The United Nations Industrial Development Organisation (UNIDO) has said that 90 per cent of Nigeria’s mining sector is characterised by artisanal miners, using dangerous chemicals which emit mercury into the environment and causing poisoning.
An environmental expert with UNIDO, Mr Oluyomi Banjo, disclosed this during a validation workshop for the Project Preparatory Phase of the GEF PlanetGOLD in Nigeria themed, “Enhancing Formalisation And Mercuryfree Gold In Nigeria.”
He said though gold is one of the seven strategic minerals as reflected in Nigeria’s Mining and Minerals Roadmap, its mining is done in the most primitive ways.
He said, “over 90% of Nigeria’s mining sector is characterised by artisanal and small-scale mining and because of the rudimentary ways of carrying out mining and mineral processing activities, there are lots of indiscriminate use of chemicals and its exposure in and around mining sites and communities.
“Artisanal and Small-Scale Gold Mining (ASGM) is responsible for 37% of the
anthropogenic emission and releases of Mercury into the environment and this makes it the largest source of anthropogenic source of Mercury globally.”

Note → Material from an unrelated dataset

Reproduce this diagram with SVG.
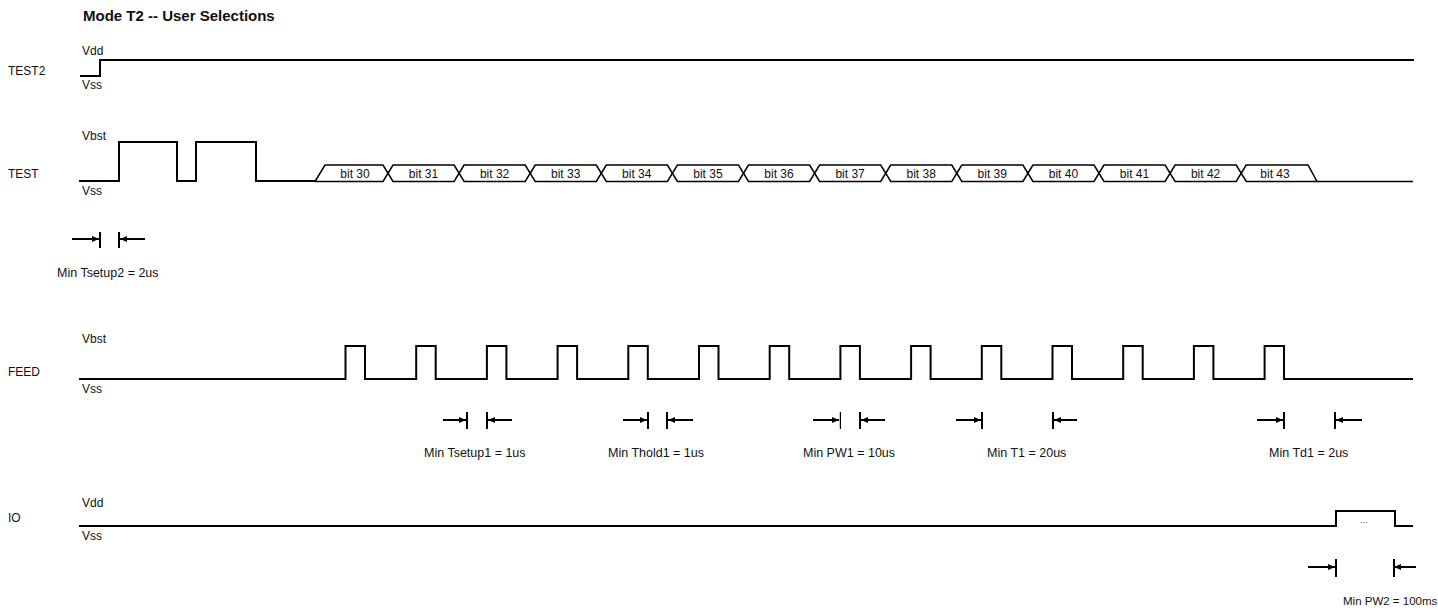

He cited the example of lead poisoning in Zamfara and Niger States which was also complicated by the artisanal miners taking Lead containing ores to their homes to amalgamate with Mercury.
He, therefore, restated the support of UNIDO to Nigeria in ensuring that the environment is protected, lives are preserved and the mining sector is sustainably developed and run.
The director, Department of Pollution Control & Environmental Health, Federal Ministry of Environment, Mr Charles Ikeah, in his remarks commended UNIDO for bringing experts together from the government, academia, NGOs and miners association to establish a relevant financial structures needed to help artisanal miners to increase productivity.
He said the GEF project was timely in line with government’s priority to protect human lives and the environment.
Ikeah added that the project was part of efforts to effectively implement the provisions of the Minamata Convention on Mercury and strategically position the mining sector for economic growth and sustainable development.
“Today’s workshop is therefore,crucial in providing a platform to finalise the project document before submission to the GEF for final approval to commence the project,” he added.
For his part, Kebbi State Commissioner for Environment and Solid Minerals, Hon. Hayatudeen Bawa, in a goodwill message commended the move to eliminate mercury which he said has been causing alot of damages in the State.
He said Kebbi State alone has about 350 cooperatives of artisanal miners with not less than 20 persons each.